Extracted records
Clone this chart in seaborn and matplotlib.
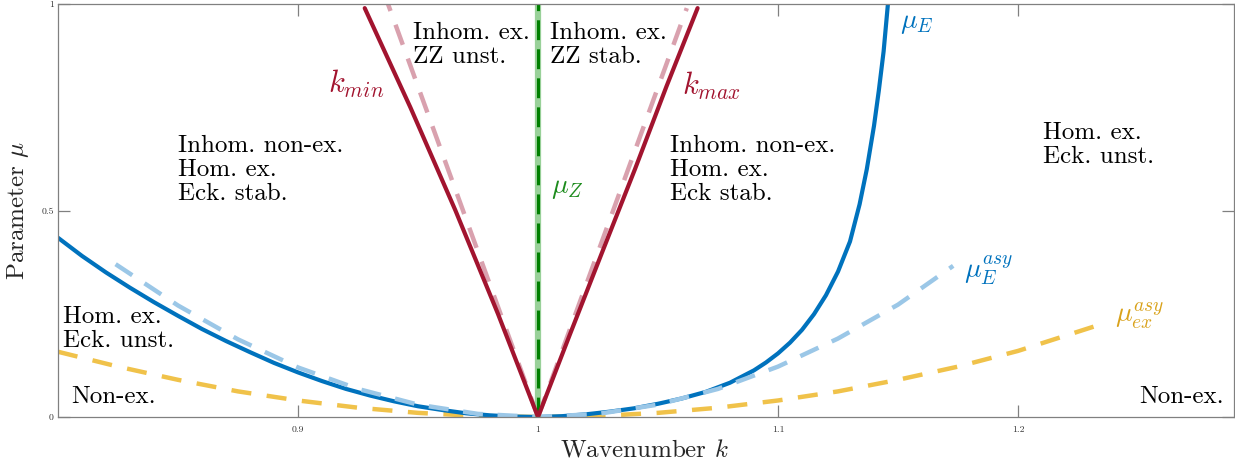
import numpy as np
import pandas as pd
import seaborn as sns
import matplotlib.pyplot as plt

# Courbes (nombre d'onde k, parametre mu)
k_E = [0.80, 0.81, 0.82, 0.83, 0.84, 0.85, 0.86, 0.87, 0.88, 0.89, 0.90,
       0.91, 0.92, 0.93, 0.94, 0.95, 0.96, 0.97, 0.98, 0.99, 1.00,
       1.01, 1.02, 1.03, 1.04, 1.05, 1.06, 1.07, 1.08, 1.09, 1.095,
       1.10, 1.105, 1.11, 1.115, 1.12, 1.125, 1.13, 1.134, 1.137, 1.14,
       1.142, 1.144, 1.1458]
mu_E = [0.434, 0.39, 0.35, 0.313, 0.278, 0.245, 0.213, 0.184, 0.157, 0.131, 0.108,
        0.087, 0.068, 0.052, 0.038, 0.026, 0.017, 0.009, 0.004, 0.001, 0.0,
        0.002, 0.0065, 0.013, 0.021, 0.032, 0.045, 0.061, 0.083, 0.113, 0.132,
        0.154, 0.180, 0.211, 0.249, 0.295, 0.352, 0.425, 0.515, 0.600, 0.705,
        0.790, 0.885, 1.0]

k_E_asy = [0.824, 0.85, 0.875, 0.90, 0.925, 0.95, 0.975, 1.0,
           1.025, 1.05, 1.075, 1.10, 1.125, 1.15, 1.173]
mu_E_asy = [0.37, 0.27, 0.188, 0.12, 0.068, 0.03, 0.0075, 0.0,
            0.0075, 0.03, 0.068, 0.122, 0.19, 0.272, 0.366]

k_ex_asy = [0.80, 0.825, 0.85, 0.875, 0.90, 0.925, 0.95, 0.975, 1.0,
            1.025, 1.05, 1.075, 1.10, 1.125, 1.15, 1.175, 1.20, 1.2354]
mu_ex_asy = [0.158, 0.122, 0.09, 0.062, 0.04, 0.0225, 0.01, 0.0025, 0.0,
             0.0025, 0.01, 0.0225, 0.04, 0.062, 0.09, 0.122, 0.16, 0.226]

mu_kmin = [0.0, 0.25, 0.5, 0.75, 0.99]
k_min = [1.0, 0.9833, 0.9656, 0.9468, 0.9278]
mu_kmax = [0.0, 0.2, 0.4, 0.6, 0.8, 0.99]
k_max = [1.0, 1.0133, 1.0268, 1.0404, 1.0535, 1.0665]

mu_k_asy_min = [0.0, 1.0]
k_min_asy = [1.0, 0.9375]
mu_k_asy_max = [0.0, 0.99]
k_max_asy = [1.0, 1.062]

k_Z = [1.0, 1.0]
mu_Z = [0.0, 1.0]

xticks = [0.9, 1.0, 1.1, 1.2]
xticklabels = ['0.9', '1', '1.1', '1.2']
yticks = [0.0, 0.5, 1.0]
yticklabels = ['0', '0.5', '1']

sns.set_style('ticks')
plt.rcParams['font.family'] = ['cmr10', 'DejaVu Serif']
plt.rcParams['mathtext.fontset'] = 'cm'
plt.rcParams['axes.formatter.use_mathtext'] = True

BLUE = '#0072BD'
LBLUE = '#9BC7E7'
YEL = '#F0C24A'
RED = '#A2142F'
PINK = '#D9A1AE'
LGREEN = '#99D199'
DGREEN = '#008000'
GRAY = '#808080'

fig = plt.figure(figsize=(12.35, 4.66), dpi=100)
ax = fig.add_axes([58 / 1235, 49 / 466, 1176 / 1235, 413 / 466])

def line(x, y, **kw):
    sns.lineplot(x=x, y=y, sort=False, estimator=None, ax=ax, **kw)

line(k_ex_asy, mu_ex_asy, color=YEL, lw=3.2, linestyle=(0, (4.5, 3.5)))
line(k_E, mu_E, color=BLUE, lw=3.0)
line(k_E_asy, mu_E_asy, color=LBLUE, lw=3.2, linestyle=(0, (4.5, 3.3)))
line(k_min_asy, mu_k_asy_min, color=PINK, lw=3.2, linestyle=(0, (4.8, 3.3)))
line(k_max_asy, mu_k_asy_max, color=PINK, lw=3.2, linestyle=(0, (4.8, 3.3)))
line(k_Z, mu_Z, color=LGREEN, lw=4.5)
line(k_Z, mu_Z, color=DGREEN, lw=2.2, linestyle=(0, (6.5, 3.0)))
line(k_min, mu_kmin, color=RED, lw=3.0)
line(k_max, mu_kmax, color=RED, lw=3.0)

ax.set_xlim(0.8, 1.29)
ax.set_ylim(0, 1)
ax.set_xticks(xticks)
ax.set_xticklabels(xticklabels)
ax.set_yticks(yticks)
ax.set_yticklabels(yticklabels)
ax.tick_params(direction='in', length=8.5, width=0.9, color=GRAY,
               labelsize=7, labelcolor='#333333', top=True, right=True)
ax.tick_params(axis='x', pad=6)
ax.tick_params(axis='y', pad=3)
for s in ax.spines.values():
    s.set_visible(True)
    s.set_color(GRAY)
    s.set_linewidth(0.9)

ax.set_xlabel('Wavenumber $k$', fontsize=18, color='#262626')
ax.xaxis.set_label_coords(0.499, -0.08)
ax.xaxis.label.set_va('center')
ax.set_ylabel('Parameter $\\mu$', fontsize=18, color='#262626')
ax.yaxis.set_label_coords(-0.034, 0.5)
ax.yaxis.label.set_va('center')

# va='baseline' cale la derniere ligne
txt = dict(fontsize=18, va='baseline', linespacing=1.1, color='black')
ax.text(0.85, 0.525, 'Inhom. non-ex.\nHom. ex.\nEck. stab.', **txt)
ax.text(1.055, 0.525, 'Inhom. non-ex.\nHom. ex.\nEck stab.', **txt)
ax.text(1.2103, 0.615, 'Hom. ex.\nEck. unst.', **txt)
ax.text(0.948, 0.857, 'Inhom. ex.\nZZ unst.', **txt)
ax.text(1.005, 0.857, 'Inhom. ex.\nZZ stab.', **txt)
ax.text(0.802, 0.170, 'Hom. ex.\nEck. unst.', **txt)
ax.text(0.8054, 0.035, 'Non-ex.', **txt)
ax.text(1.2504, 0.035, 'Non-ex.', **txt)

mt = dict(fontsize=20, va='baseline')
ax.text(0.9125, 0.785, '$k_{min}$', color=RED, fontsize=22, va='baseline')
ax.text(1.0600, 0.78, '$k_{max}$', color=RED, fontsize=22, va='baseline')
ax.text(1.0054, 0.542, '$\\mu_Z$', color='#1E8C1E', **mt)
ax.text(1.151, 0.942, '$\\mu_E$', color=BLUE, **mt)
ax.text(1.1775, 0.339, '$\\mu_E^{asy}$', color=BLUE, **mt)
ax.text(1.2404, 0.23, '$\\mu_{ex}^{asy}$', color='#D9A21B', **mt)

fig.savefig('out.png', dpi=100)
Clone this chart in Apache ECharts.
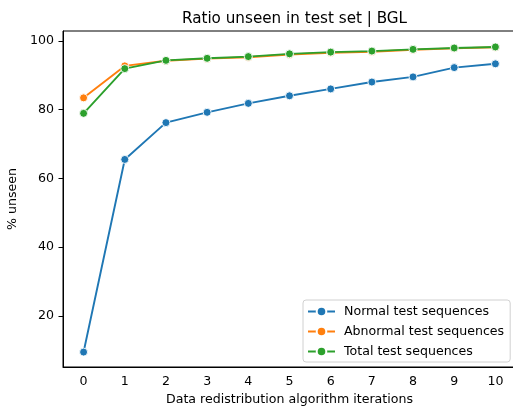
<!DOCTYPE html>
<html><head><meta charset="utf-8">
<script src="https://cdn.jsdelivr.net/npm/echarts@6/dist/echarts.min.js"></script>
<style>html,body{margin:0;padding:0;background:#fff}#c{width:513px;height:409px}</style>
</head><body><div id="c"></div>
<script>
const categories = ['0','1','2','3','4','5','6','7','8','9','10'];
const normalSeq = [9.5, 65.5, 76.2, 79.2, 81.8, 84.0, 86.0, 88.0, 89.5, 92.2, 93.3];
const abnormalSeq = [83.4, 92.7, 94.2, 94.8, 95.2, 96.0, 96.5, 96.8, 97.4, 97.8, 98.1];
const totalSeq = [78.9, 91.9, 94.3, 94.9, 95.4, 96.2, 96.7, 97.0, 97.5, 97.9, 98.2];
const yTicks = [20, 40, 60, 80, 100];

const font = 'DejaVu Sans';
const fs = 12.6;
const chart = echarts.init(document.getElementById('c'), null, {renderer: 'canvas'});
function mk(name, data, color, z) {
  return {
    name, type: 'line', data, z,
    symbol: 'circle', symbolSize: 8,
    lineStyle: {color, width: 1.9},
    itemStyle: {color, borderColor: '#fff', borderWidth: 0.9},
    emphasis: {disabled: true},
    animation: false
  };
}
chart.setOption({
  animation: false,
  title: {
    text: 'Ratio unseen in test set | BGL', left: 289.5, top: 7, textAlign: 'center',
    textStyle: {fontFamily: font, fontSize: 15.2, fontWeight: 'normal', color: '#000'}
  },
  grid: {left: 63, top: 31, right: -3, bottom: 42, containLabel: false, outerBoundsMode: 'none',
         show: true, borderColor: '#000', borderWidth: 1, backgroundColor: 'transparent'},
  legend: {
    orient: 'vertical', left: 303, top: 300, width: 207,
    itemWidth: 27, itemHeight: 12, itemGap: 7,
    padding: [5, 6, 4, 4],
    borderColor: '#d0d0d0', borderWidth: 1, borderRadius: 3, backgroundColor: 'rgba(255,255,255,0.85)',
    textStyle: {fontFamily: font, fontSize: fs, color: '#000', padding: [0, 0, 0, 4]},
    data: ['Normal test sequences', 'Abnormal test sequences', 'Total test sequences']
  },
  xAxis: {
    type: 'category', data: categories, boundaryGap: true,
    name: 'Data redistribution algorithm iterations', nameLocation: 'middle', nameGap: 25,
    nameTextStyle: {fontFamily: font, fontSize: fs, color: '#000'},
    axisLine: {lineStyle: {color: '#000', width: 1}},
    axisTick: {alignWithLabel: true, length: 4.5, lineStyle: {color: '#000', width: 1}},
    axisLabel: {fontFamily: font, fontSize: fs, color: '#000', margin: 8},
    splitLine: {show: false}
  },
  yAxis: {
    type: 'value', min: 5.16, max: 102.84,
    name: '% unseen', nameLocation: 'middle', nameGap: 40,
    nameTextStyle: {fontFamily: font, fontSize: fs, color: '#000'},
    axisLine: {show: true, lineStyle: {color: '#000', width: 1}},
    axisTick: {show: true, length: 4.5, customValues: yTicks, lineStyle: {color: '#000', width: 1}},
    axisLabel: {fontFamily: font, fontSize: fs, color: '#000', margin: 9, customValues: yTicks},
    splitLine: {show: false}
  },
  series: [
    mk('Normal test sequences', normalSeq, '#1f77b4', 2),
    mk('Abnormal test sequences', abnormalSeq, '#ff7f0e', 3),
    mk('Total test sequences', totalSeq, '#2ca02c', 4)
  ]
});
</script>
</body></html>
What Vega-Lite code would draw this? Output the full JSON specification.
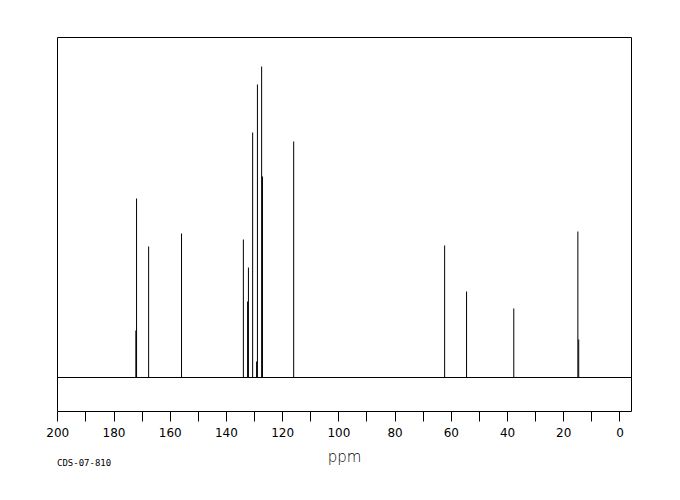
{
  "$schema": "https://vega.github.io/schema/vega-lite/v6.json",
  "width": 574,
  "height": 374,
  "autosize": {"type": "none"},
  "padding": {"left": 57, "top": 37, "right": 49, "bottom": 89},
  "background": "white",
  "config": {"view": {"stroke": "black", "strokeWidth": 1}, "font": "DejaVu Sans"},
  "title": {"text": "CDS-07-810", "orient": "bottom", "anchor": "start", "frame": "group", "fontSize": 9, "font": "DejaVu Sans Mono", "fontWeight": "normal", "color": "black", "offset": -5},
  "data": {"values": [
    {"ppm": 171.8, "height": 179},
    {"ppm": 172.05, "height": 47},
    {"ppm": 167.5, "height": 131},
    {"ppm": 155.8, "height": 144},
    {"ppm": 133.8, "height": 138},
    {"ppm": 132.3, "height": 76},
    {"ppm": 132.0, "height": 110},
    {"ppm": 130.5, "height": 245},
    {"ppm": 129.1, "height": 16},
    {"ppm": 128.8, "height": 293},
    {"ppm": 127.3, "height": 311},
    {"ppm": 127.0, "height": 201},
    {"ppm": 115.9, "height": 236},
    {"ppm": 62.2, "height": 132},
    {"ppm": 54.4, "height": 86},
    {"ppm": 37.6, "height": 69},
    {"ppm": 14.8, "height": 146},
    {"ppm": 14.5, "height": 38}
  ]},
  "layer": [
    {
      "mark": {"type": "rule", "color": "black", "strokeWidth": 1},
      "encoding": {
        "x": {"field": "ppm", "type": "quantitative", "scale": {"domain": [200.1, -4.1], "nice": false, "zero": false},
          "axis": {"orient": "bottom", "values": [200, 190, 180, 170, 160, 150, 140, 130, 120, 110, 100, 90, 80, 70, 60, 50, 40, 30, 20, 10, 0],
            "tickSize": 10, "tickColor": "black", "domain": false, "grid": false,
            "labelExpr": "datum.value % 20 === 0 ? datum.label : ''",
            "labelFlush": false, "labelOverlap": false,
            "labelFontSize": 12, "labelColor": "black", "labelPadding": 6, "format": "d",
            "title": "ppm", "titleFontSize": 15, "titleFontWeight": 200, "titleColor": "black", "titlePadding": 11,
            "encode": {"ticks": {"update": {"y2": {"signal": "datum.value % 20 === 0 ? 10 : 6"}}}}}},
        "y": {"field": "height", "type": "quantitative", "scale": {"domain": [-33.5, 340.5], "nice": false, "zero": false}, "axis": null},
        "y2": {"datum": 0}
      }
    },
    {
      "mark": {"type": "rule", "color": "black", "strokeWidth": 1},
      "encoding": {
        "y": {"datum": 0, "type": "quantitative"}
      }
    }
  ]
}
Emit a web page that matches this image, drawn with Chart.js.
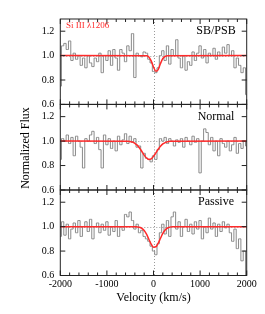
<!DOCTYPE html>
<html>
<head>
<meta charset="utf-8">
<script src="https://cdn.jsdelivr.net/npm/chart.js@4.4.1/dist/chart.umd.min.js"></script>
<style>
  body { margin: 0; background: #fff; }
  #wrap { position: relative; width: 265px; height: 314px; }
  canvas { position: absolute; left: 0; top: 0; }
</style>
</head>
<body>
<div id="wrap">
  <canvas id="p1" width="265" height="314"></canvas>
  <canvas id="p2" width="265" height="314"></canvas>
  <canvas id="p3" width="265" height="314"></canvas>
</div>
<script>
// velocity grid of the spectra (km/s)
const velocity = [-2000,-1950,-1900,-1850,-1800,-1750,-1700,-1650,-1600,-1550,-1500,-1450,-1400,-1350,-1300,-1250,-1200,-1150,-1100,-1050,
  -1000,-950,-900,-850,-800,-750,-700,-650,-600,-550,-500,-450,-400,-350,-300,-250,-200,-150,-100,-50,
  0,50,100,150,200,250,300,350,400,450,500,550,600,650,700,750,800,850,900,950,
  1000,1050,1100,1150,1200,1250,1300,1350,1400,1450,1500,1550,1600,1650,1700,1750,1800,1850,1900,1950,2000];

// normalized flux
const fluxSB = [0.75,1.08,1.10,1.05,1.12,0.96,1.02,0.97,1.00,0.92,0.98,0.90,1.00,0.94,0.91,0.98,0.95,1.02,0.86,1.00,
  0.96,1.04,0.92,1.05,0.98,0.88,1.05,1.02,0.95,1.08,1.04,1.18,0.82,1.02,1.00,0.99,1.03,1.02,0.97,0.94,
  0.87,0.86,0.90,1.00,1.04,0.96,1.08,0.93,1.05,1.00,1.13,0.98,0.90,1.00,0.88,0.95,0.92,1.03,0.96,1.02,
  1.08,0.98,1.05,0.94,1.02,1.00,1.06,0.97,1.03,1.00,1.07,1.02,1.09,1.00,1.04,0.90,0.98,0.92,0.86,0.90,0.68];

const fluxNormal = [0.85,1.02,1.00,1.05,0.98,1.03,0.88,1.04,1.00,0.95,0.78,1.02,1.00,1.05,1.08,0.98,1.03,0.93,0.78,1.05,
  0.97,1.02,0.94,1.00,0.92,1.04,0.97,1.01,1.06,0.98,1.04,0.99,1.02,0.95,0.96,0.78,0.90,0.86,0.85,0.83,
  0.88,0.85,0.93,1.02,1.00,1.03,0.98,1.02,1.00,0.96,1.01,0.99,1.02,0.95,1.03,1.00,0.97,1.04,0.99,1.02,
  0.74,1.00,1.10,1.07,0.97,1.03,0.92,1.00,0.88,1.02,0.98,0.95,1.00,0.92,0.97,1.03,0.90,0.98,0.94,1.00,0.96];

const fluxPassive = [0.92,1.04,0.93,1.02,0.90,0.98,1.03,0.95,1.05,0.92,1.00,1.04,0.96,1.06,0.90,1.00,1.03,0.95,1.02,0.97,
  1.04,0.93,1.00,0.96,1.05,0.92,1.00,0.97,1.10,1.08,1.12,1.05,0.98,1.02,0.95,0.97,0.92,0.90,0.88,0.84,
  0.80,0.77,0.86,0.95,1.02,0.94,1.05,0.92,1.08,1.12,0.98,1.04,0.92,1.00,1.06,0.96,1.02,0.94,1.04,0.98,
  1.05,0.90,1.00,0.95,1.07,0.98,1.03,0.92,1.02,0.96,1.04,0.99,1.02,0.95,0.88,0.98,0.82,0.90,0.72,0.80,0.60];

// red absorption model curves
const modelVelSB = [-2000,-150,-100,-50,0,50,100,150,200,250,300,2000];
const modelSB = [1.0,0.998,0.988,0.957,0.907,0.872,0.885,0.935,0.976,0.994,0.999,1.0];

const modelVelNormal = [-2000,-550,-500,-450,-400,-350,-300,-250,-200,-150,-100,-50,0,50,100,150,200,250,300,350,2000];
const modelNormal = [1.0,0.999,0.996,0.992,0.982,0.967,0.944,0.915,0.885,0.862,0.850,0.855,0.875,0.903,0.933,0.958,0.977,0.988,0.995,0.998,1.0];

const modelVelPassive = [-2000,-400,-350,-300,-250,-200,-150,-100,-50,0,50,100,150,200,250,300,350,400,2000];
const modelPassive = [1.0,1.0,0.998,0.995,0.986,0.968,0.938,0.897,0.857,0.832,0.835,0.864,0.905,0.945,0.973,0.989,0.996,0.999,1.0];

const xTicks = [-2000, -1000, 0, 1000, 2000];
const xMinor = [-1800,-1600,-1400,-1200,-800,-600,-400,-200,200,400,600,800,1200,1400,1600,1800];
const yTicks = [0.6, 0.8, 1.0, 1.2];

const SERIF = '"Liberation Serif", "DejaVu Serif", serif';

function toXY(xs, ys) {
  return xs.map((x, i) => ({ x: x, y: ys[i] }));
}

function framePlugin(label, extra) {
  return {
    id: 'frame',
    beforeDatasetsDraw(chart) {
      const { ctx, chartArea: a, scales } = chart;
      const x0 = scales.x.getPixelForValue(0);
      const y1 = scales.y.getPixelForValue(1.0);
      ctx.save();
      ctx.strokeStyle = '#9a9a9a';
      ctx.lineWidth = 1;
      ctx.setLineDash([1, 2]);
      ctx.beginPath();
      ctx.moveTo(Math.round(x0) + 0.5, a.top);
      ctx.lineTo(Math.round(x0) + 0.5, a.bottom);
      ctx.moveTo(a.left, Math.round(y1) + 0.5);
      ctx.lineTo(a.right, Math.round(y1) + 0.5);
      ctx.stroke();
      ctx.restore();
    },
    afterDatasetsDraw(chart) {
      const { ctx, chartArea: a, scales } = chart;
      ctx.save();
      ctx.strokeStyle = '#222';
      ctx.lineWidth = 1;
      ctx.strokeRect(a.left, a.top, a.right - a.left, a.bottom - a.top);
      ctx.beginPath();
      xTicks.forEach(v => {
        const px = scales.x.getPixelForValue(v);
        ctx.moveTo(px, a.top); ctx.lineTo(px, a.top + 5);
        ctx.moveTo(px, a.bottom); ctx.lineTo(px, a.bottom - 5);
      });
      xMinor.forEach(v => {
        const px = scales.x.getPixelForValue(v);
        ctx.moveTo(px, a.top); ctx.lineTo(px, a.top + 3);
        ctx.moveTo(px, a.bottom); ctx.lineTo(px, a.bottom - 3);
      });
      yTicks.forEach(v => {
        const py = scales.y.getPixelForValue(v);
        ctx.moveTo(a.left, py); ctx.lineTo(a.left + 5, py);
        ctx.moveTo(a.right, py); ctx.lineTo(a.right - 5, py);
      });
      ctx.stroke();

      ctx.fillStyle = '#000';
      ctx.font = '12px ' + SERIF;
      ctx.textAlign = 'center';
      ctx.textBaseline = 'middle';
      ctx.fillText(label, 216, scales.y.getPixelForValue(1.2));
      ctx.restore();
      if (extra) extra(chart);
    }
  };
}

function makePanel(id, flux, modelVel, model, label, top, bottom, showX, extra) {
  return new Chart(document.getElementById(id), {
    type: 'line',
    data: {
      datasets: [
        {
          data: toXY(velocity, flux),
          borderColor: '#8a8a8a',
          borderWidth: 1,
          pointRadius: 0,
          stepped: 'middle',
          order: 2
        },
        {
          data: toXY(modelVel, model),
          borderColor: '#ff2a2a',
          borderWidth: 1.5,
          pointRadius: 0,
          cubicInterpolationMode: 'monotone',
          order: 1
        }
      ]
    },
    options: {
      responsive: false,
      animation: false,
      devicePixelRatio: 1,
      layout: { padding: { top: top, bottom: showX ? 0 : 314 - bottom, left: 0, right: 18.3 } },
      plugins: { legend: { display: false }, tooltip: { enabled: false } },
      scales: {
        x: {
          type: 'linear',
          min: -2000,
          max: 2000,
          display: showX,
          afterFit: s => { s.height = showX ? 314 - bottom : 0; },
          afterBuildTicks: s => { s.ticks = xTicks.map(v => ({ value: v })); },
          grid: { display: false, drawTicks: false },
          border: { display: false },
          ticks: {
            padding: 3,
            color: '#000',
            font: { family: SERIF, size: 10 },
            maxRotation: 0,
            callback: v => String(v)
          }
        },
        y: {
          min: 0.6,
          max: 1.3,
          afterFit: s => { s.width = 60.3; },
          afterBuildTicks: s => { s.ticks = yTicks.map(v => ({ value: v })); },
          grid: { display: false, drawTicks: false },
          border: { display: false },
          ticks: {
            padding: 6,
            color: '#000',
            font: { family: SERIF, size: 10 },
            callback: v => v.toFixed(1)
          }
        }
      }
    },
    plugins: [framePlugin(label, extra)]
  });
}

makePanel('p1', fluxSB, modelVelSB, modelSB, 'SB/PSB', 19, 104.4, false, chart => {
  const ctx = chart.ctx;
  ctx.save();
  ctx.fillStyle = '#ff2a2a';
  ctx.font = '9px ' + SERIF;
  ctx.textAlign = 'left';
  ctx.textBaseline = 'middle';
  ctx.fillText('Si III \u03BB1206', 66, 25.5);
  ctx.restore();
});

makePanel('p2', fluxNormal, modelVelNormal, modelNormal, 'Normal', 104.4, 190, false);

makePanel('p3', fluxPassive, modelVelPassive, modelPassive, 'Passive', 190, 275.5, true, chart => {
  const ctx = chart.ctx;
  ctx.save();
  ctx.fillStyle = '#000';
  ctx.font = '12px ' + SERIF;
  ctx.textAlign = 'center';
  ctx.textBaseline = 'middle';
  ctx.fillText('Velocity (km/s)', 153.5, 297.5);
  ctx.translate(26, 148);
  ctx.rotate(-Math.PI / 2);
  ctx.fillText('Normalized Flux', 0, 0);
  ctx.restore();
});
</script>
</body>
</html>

Direction: Return only the lines running from the top of the data to the line that holds "import matplotlib.pyplot as plt". Include both of those lines, but skip the pictures.

Solution below:
Clone this chart in seaborn and matplotlib.
import numpy as np
import pandas as pd
import seaborn as sns
import matplotlib.pyplot as plt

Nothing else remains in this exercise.